National Crime Agency (NCA)
This agency in the UK now deploys International Liaison Officers (ILOs) in 'strategic locations' around the world, where their expertise is used alongside local forces to extend this agency's global reach and disrupt criminality before it impacts on the UK:
-To combat international serious and organised crime, they support a network of ILOs deployed overseas, but supported by UK-based officers, a scheme that now covers more than 130 countries around the world.

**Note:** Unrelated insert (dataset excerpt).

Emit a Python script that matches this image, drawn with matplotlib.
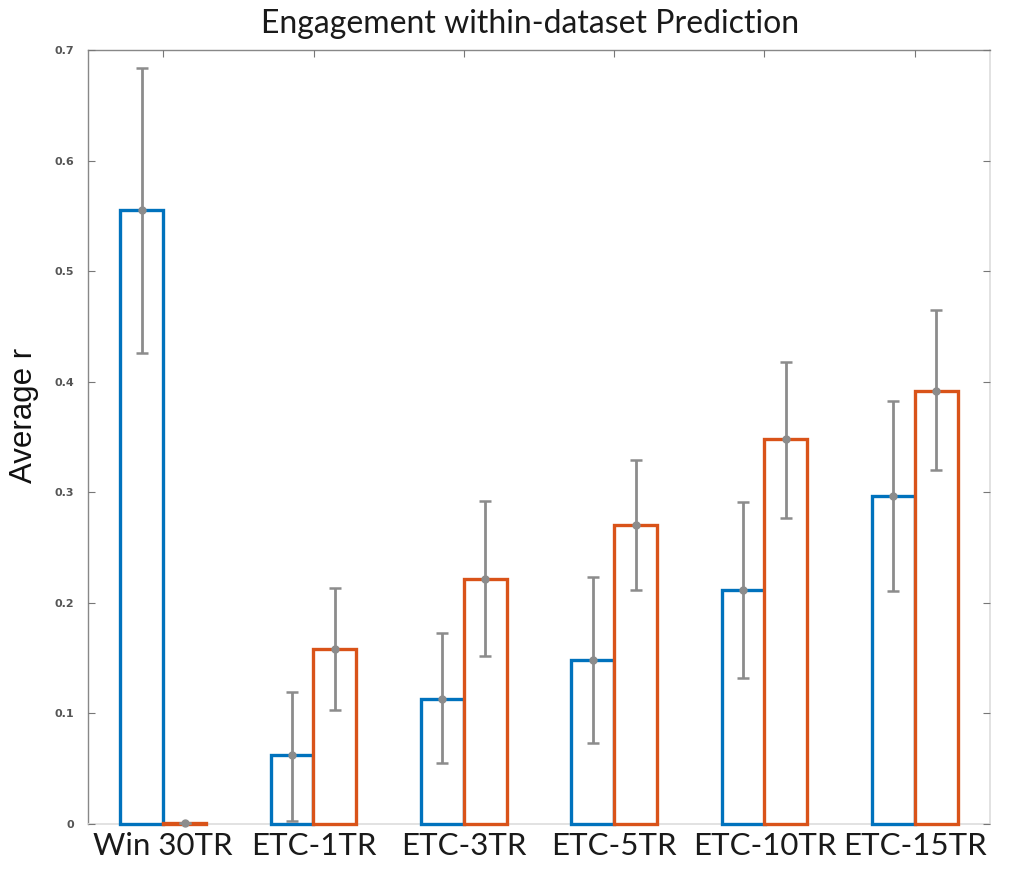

The Changing Extent of Crime
Globalisation has not only created opportunities for legitimate activities, it has also created an illegitimate global opportunity structure, one which offers new opportunities for crime and new methods of committing crime:
-This has resulted in the emergence of new types of crime as part of a 'global criminal economy'.
-The global criminal economy has both a demand and a supply side.
-The demand for products and services in the affluent West is matched by the flow of supply from developing countries, for example, drugs, smuggling of illegal immigrants, etc.
-Thus, globalisation has led to changes in the extent and patterns of crime.
-De-regulation of financial markets means that governments have little control over their own economies, for example, job creation, taxation and state spending on public services such as welfare, which has declined in the UK.
-Marketisation has encouraged competition and individualism, leading to success being increasingly measured in terms of a lifestyle of excessive consumption, promoted by the media-saturated global world.
-All this, critics argue, has resulted in widening inequalities, encouraging the poor to turn to crime due to the decline in the legitimate opportunity structure of employment, and a rise in illegitimate opportunity structures, such as in the global drug trade.
-Simultaneously, opportunities have been created on a grander scale for elite groups and organisations to engage in activities such as tax evasion and insider dealing.